People barricaded the streets and lit towering, smoky, fires while others scrawled on city walls telling Mugabe to go – but that’s only part of the story. Of course, some demonstrators and opportunists were in the mood to cause disorder, but so were the police. Long before the violence began, a commanding officer had shouted the order “Rovai, rovai!” [Beat, beat!] as people gathered in the dusty Freedom Square waiting for the march on electoral reforms to get court clearance. It didn’t take long before the teargas and water cannons went off to disperse those peacefully assembled.

A protester dances by a fire on Jason Moyo Street, Harare.
A protester dances by a fire on Jason Moyo Street, Harare.

That’s what sparked the anger.

For as long as the police strike at people, a violent outburst is bound to be the opposite reaction. It doesn’t matter how many temporary protest injunctions are imposed on Harare, the seeds of wrath have already been planted. I’m not justifying the violence, but simply pointing out how things might work. The bitterness runs deep and the more state security clamps down, the angrier some people will become.

 Lilian Chinyerere, a 62 year old supporter of the opposition Movement for Democratic Change (MDC-T) weeps on the steps of Rotten Row Magistrates court after being hit by police as protesters waited to hear the outcome of the court clearance.
Lilian Chinyerere, a 62 year old supporter of the opposition Movement for Democratic Change (MDC-T) weeps on the steps of Rotten Row Magistrates court after being hit by police as protesters waited to hear the outcome of the court clearance.

And the same applies to the anti-government activists and politicians.

This past weekend, an opposition rally was cancelled in Ntabazinduna, a sleepy rural hamlet, in southern Zimbabwe. The police claimed not to have enough manpower to monitor the gathering of a few hundred supporters of Zimbabwe People First. A bit hilarious considering there’s a police training college in Ntabazinduna and by midday more than a dozen riot police had been deployed to block off the rally venue, a soccer ground used as a pass-through by cows and their herders every so often. Unless a herder suddenly freaked out with his cow whip, nothing was going to happen to make the officers use their cans of teargas and batons.

To me, anyway, it just seemed like another attempt to frustrate the opposition. And not just any opposition, but a movement led by an ex-Zanu PF cadre, former vice president Joice Mujuru. I guess now she knows what it feels like to be on the outs after being part of the team and having been considered a frontrunner to succeed President Mugabe.
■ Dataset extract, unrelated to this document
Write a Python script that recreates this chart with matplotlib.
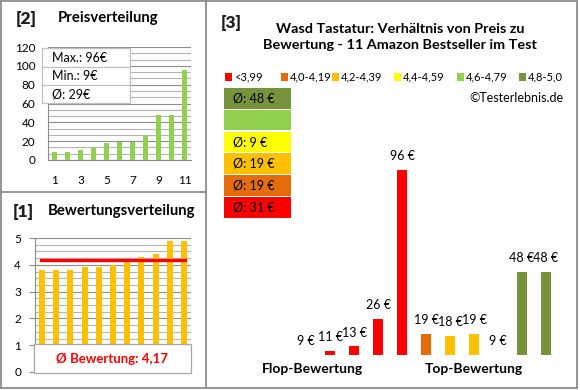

Much like every other opposition politician and activist feeling the heat in this season of bans, the cat-and-mouse game with police goes back to the courts. In all these legal battles, the urban mood remains one of anger, and even the non-protesting citizens seem increasingly worried about where the country is heading. Except for one man. Shortly, courtesy of the taxpayer, old Bob and his entourage fly off to New York to the UN General Assembly where he might wax lyrical about democracy, sovereignty and Africa’s absence on the Security Council. Even if he might not be wrong, it’s a pot calling the kettle black situation ‘cause back home, freedoms are limited by his regime and perhaps, one day, things will all come to a head.